== What this task involves ==
Print only the lines from the top of the data through the line with "import * as", both included, skipping every picture.

___ Records supplied ___

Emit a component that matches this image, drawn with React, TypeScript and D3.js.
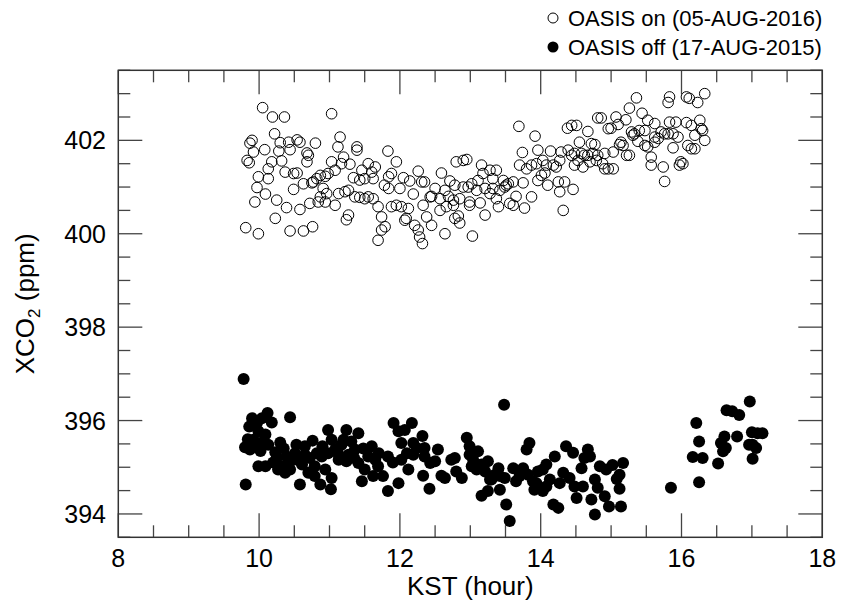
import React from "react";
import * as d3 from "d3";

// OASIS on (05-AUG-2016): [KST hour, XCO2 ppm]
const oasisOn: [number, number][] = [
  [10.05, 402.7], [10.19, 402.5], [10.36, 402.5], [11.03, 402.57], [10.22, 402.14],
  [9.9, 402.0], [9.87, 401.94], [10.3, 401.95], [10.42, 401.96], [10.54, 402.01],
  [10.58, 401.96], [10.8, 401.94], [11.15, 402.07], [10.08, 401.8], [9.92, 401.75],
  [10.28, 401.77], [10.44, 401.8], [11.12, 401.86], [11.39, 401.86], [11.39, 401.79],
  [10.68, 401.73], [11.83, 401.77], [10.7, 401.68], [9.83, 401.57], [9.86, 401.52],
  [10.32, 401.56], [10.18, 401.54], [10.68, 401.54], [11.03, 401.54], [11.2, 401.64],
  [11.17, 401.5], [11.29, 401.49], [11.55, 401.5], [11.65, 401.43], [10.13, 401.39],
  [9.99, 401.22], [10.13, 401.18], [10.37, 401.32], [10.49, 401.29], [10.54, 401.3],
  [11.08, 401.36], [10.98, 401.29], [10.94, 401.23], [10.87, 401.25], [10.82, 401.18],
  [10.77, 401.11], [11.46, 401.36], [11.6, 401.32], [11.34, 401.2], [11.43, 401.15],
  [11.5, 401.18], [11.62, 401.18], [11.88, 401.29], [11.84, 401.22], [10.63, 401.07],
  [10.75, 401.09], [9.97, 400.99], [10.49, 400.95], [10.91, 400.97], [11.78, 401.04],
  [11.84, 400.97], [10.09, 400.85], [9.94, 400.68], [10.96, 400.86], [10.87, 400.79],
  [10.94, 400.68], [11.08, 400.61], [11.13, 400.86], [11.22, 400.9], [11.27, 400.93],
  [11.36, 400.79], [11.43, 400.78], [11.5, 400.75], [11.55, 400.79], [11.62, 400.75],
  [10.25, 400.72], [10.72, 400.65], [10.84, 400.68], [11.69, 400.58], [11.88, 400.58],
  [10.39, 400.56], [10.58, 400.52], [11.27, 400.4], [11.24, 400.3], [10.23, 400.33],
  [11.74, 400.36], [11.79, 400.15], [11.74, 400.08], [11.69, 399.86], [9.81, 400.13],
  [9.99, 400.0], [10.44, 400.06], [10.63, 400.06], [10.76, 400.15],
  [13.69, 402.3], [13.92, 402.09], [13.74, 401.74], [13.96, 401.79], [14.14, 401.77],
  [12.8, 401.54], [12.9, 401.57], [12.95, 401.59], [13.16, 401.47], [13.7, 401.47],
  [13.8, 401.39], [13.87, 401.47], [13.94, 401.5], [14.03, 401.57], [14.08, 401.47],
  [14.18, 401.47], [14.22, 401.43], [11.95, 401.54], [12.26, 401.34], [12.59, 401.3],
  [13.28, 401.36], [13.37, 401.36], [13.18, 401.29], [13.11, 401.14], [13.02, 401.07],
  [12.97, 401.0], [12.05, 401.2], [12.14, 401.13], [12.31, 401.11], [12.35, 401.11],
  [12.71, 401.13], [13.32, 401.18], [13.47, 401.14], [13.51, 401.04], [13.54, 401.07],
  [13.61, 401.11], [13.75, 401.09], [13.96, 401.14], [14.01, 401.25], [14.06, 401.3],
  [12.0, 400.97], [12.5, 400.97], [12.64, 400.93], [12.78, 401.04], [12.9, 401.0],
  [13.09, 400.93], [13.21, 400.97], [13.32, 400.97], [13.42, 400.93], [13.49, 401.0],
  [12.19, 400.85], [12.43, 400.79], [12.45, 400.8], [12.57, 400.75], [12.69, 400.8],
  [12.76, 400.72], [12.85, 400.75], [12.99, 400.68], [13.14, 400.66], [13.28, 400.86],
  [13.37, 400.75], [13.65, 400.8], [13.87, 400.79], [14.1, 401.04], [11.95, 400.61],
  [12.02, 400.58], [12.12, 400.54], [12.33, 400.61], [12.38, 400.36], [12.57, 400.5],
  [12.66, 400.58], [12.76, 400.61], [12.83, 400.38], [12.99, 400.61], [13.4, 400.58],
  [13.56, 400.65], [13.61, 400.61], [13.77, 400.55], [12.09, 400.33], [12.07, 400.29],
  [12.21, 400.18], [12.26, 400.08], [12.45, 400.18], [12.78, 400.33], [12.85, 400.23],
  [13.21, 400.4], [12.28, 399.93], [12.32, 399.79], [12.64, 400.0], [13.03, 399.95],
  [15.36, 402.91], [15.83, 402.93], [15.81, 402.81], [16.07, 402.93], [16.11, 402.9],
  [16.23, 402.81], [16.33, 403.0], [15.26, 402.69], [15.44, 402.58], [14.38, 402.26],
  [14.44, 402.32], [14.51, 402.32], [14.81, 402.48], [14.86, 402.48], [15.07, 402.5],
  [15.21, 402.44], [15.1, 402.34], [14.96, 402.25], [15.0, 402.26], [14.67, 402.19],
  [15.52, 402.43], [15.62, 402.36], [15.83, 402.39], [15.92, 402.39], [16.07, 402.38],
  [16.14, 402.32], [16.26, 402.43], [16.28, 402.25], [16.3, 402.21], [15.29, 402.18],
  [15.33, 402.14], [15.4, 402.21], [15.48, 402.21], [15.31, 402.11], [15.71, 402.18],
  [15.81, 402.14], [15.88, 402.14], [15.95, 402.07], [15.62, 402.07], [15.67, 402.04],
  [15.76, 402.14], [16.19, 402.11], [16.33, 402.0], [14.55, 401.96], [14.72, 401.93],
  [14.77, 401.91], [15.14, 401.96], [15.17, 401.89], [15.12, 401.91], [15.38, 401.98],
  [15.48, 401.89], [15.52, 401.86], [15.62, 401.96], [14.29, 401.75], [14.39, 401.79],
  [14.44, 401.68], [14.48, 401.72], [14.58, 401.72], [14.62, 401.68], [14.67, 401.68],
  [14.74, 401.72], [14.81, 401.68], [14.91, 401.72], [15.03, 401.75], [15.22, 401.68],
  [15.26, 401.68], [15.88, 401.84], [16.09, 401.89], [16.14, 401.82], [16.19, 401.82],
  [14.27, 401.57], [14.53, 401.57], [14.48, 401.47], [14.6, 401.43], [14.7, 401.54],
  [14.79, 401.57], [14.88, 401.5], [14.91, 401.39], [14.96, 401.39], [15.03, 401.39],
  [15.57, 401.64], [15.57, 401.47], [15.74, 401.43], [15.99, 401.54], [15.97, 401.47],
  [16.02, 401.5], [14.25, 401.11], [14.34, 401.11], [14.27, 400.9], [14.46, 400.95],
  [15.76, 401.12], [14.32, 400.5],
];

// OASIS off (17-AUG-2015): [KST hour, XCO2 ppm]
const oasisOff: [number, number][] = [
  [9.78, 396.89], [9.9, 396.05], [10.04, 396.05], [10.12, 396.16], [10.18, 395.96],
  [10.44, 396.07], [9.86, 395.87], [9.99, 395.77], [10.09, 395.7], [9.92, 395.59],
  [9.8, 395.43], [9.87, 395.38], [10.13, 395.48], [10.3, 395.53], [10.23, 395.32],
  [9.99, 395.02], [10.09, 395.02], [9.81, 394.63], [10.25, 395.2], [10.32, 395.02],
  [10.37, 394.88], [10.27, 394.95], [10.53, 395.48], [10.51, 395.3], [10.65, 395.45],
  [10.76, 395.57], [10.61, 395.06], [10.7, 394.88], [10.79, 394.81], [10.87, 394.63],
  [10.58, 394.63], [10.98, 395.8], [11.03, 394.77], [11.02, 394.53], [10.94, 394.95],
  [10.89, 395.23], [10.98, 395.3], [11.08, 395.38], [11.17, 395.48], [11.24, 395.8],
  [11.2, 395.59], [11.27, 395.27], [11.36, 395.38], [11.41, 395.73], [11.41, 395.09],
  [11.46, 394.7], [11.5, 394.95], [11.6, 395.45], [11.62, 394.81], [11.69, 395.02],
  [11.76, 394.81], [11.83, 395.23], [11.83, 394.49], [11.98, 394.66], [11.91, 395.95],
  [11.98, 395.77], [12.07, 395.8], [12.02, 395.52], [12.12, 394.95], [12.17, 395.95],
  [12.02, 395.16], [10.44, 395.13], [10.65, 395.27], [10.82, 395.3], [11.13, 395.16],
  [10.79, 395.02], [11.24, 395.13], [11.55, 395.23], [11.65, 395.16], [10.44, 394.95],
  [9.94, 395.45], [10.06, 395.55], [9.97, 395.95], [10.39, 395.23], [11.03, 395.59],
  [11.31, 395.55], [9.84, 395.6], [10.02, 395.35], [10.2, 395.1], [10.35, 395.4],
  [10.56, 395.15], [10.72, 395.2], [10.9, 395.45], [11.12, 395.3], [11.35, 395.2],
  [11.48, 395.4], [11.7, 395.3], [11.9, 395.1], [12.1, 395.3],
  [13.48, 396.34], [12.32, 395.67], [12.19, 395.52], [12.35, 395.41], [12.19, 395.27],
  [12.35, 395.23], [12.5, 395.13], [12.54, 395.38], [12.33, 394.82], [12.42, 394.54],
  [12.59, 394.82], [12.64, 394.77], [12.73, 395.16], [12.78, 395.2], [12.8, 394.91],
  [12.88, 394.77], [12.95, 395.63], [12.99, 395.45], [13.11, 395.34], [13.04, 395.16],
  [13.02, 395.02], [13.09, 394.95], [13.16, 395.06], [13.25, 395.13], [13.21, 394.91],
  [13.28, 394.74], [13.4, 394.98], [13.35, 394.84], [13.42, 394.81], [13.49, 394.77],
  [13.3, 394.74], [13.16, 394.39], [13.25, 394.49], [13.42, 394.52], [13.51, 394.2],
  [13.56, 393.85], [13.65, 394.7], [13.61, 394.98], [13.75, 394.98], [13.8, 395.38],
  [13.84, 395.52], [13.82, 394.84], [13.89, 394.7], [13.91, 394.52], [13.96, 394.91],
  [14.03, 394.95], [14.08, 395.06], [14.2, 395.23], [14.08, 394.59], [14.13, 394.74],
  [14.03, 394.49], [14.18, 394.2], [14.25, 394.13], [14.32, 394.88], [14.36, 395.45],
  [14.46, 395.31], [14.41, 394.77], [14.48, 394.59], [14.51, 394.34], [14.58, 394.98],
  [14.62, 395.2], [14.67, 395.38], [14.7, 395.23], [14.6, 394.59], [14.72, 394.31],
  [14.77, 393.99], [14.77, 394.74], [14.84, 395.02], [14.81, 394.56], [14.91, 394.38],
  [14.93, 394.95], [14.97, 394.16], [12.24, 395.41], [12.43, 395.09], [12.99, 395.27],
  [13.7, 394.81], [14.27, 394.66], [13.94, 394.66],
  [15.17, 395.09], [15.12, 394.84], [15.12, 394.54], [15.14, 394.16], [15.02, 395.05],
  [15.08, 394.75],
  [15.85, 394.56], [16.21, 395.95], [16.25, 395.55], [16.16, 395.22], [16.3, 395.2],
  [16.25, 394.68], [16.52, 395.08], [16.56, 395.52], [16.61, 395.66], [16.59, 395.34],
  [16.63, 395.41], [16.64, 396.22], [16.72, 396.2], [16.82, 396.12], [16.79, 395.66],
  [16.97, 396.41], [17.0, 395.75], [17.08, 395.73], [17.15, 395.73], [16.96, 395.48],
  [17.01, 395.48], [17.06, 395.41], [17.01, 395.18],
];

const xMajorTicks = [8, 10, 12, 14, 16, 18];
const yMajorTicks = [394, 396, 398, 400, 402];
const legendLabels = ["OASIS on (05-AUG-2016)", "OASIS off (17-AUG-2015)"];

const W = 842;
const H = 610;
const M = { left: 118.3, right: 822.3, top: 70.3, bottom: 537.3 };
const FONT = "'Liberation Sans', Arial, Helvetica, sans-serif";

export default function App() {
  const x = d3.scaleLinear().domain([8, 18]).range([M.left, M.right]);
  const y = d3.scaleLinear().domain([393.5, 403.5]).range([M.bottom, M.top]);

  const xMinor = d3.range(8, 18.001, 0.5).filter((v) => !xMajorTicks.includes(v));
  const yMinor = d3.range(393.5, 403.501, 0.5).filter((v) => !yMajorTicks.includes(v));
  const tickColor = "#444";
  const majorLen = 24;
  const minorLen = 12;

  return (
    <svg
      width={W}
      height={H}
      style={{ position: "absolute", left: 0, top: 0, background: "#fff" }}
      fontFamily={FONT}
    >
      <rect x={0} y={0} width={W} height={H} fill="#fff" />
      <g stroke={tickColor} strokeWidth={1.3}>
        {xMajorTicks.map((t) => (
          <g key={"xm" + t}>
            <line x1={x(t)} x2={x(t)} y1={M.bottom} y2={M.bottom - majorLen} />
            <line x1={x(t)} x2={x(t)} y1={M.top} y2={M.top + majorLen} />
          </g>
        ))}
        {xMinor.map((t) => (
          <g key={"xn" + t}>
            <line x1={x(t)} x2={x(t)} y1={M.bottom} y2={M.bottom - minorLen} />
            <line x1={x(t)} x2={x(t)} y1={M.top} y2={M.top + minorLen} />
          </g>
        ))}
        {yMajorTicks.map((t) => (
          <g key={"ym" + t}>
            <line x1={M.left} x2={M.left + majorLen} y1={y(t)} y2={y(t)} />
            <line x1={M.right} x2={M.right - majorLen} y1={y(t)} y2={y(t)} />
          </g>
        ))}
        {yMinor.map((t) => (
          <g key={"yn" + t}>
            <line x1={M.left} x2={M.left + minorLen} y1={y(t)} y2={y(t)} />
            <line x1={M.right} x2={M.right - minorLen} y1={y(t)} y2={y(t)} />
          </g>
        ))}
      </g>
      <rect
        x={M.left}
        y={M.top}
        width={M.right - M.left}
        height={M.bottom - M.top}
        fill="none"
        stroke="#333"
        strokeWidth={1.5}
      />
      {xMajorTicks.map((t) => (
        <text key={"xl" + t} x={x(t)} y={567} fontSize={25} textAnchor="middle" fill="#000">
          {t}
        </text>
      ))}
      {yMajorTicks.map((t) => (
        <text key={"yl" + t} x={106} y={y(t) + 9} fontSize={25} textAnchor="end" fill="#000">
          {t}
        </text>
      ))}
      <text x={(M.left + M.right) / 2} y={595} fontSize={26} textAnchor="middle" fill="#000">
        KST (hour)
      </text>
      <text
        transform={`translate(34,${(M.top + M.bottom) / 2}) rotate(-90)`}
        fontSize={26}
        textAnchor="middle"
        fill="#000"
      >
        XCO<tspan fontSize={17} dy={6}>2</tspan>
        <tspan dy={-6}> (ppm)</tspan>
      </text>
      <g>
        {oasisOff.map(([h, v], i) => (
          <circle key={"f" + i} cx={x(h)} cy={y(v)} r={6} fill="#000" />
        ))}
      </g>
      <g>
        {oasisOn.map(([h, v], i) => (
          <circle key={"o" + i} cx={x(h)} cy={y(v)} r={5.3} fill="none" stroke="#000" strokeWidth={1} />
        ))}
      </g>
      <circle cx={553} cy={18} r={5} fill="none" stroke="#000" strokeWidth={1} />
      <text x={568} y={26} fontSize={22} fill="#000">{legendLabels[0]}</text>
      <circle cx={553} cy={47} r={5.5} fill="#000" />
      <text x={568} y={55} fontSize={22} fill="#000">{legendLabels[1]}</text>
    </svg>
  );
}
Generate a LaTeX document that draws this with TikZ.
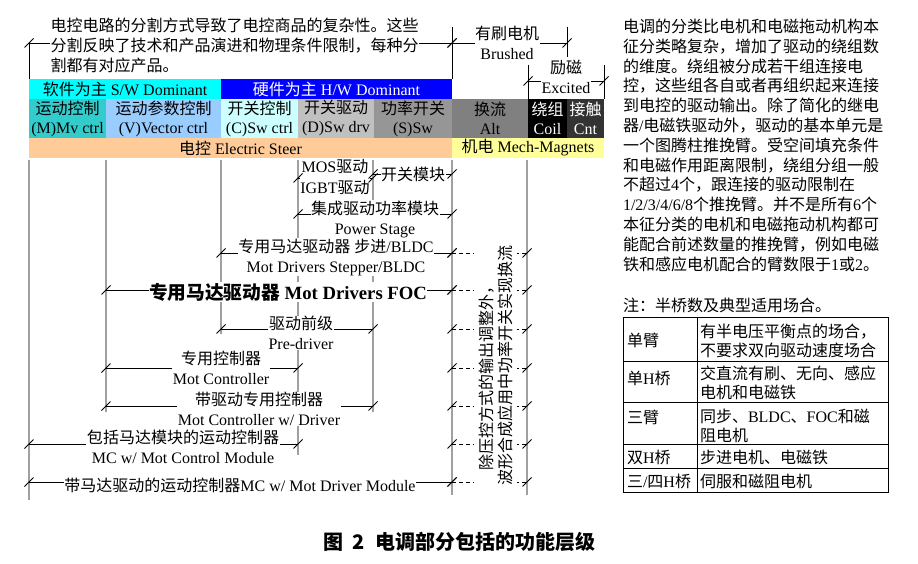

___

== Task solution ==
Emit a component that matches this image, drawn with React, TypeScript and D3.js.
import React from "react";
import * as d3 from "d3";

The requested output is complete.